Did you know planning a wedding can be one of the most stressful things a couple can experience? All that stress can have a major impact on your big day. But why all the stress? What makes planning a wedding so stressful, and can anything be done to lower that stress? It would take the average person 15 + years to attend as many weddings as we have hosted, and because of that, we know a few things about how to make the whole process less stressful! But to take away the stress, you have to know why you are feeling stressed.
Expectations ( Plus Your Own )
Ladies! Lets be honest, you have been planning your wedding the first day you imagined who prince charming was. But you are not the only one thinking about this, every woman's mother has also, built up expectations for your big day!
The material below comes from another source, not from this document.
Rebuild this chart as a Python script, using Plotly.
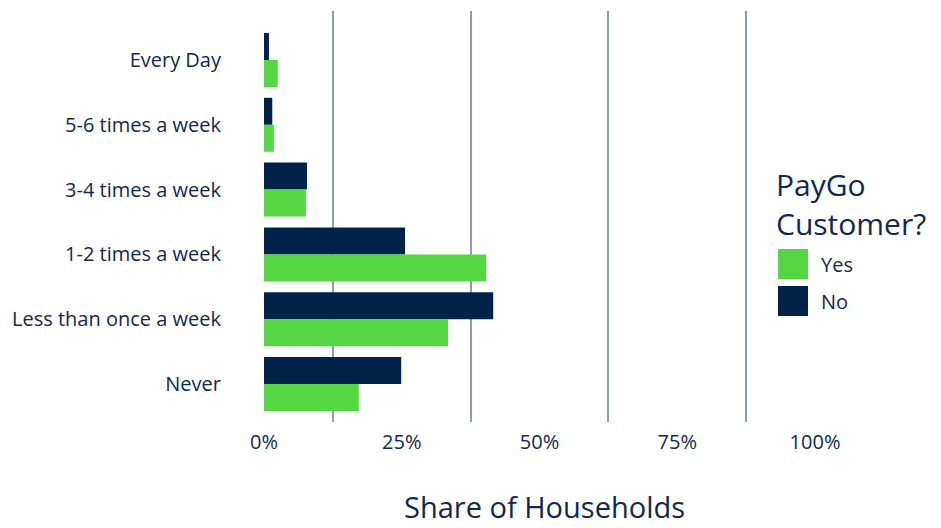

All kidding aside though, moms often think they know best when it comes to planning your wedding, selecting your dress and deciding on the guest list. These things immediately add stress! You can minimize these stress factors by establishing clear boundaries! Ladies, remember one thing... It is you who has to wear that dress! We often suggest writing out a plan, or a list of responsibilities for everyone involved. If you are bad at sticking to a budget, give someone else that responsibility, give someone the responsibility of meeting deadlines for decisions, maximum guest count, etc.... The roles in planning a wedding are unlimited! All great leaders delegate responsibilities!
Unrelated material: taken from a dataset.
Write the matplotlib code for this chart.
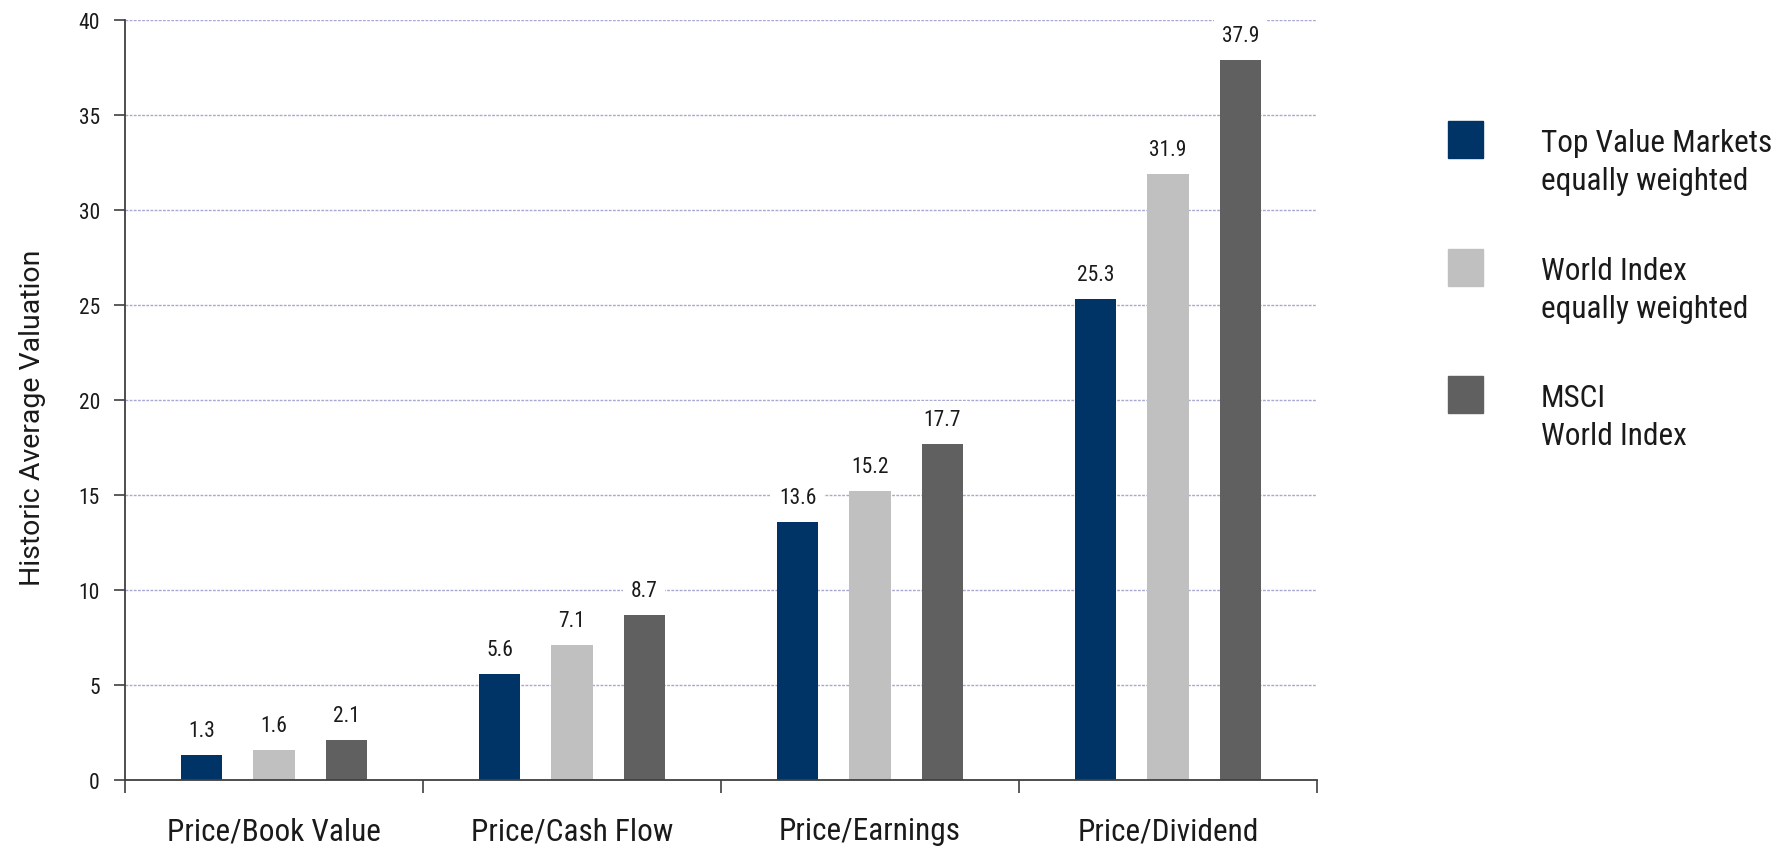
import numpy as np
import matplotlib.pyplot as plt
from matplotlib.patches import Rectangle

plt.rcParams['font.family'] = ['Roboto Condensed', 'Archivo Narrow', 'DejaVu Sans']

categories = ['Price/Book Value', 'Price/Cash Flow', 'Price/Earnings', 'Price/Dividend']
series_names = ['Top Value Markets\nequally weighted',
                'World Index\nequally weighted',
                'MSCI\nWorld Index']
top_value = [1.3, 5.6, 13.6, 25.3]
world_eq = [1.6, 7.1, 15.2, 31.9]
msci_world = [2.1, 8.7, 17.7, 37.9]
colors = ['#003366', '#c0c0c0', '#606060']

fig = plt.figure(figsize=(17.88, 8.53), dpi=100)
ax = fig.add_axes([0.0699, 0.0844, 0.6667, 0.891])

x = np.arange(len(categories))
offsets = [-0.243, 0.0, 0.243]
width = 0.138
for vals, off, c in zip([top_value, world_eq, msci_world], offsets, colors):
    bars = ax.bar(x + off, vals, width, color=c, zorder=2)
    for b, v in zip(bars, vals):
        ax.annotate(f'{v:.1f}', (b.get_x() + b.get_width() / 2, v),
                    xytext=(0, 10), textcoords='offset points',
                    ha='center', va='bottom', fontsize=15.5, color='#1a1a1a',
                    bbox=dict(boxstyle='square,pad=0.35', fc='white', ec='none'),
                    zorder=3)

ax.set_xlim(-0.5, len(categories) - 0.5)
ax.set_ylim(0, 40)
ax.set_yticks(np.arange(0, 41, 5))
ax.yaxis.grid(True, color='#a8a8d0', linestyle=(0, (2, 1)), linewidth=1, zorder=0)
ax.set_axisbelow(True)

ax.set_xticks(np.arange(-0.5, len(categories), 1))
ax.set_xticklabels([])
ax.set_xticks(x, minor=True)
ax.set_xticklabels(categories, minor=True, fontsize=22.5, color='#1a1a1a')
ax.tick_params(axis='x', which='minor', length=0, pad=26)
ax.tick_params(axis='x', which='major', length=9, width=1.2, color='#404040')
ax.tick_params(axis='y', length=8, width=1.2, color='#404040', labelsize=15.5,
               labelcolor='#1a1a1a', pad=10)

for s in ['top', 'right']:
    ax.spines[s].set_visible(False)
for s in ['left', 'bottom']:
    ax.spines[s].set_color('#404040')
    ax.spines[s].set_linewidth(1.3)

ax.set_ylabel('Historic Average Valuation', fontsize=20.5, color='#1a1a1a',
              family=['Roboto', 'DejaVu Sans'])
ax.yaxis.set_label_coords(-0.066, 0.478)

# legend drawn in figure pixel space
W, H = 1788, 853
for i, (name, c) in enumerate(zip(series_names, colors)):
    yc = 141 + i * 127.5
    fig.add_artist(Rectangle((1448 / W, 1 - (yc + 18) / H), 35 / W, 37 / H,
                             transform=fig.transFigure, color=c))
    fig.text(1541 / W, 1 - (yc - 12) / H, name, fontsize=22.5, color='#1a1a1a',
             ha='left', va='top', linespacing=1.4)

fig.savefig('out.png', dpi=100)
Difficult Friends and Family Members
Oh yeah! We've all got one, you know that one friend or family member! They can make our face turn red, and our hair turns gray! How about the divorced parents who make your wedding all about how much they despise each other, "the crazy relative who demands she bring 15 guests because the family hasn’t seen each other in 10 years " <--- My personal experience, but we won't detail any of that. Look the most important thing here is to make sure you are not dealing with this on your own. Get the support of a trusted friend, your fiance', or someone who can help you. If they become too difficult, it may be necessary to set firm boundaries or remove them from the wedding altogether. But nobody wants to do that, so just becareful in this area.
Frustrating Vendors - Not Howard Johnson Though ;)
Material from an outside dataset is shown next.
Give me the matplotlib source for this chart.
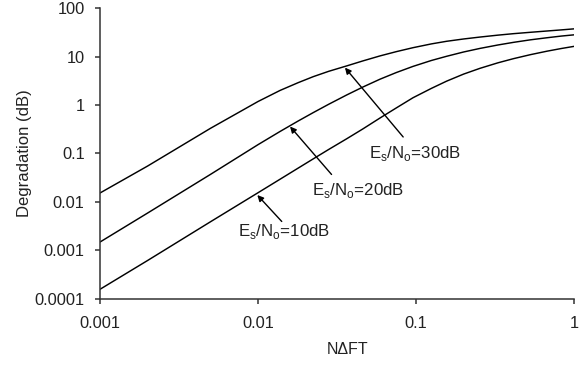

Most vendors don't act as planners, so the follow through you are desiring from them can fall short. The goal to help eliminate some stress and potentially even the relationship with the groom, is to delegate this to a trusted family member or friend! They will act on your behalf and keep those vendors in line! Another option is to hire a wedding planner, even though that is going to increase the cost of the wedding, the wedding planner has one job, and that it to help plan your wedding. Ask around, search Google, check social media for the top wedding planners in your area.
This is a pretty crucial step and even though above, I said you could delegate the budget. Coming up with the budget and knowing what the limit for your wedding is the job of you and the groom. Chances are as a couple this is about to be the biggest financial conversation you have had, and it's only the first of many after you are married. When you and the groom are out looking at vendors, or anything that deals with the wedding, and the expenses for the wedding. Just know that it is okay to step back, even go home to a private setting, to discuss it all. Alot of couples can fall for the dazzling upgrades, and be dreaming over everything that is in their wedding. But remember the sky has always been the limit for any wedding, and if you pay for the sky, you might be regretting it later.
There is no need to be a bridezilla or an upset groom. Take things as they come and openly discuss it with people close to you. Your wedding day will be something you always remember and it can be good or bad....leaving the stress at the front door, will help you create those good memories of a lifetime!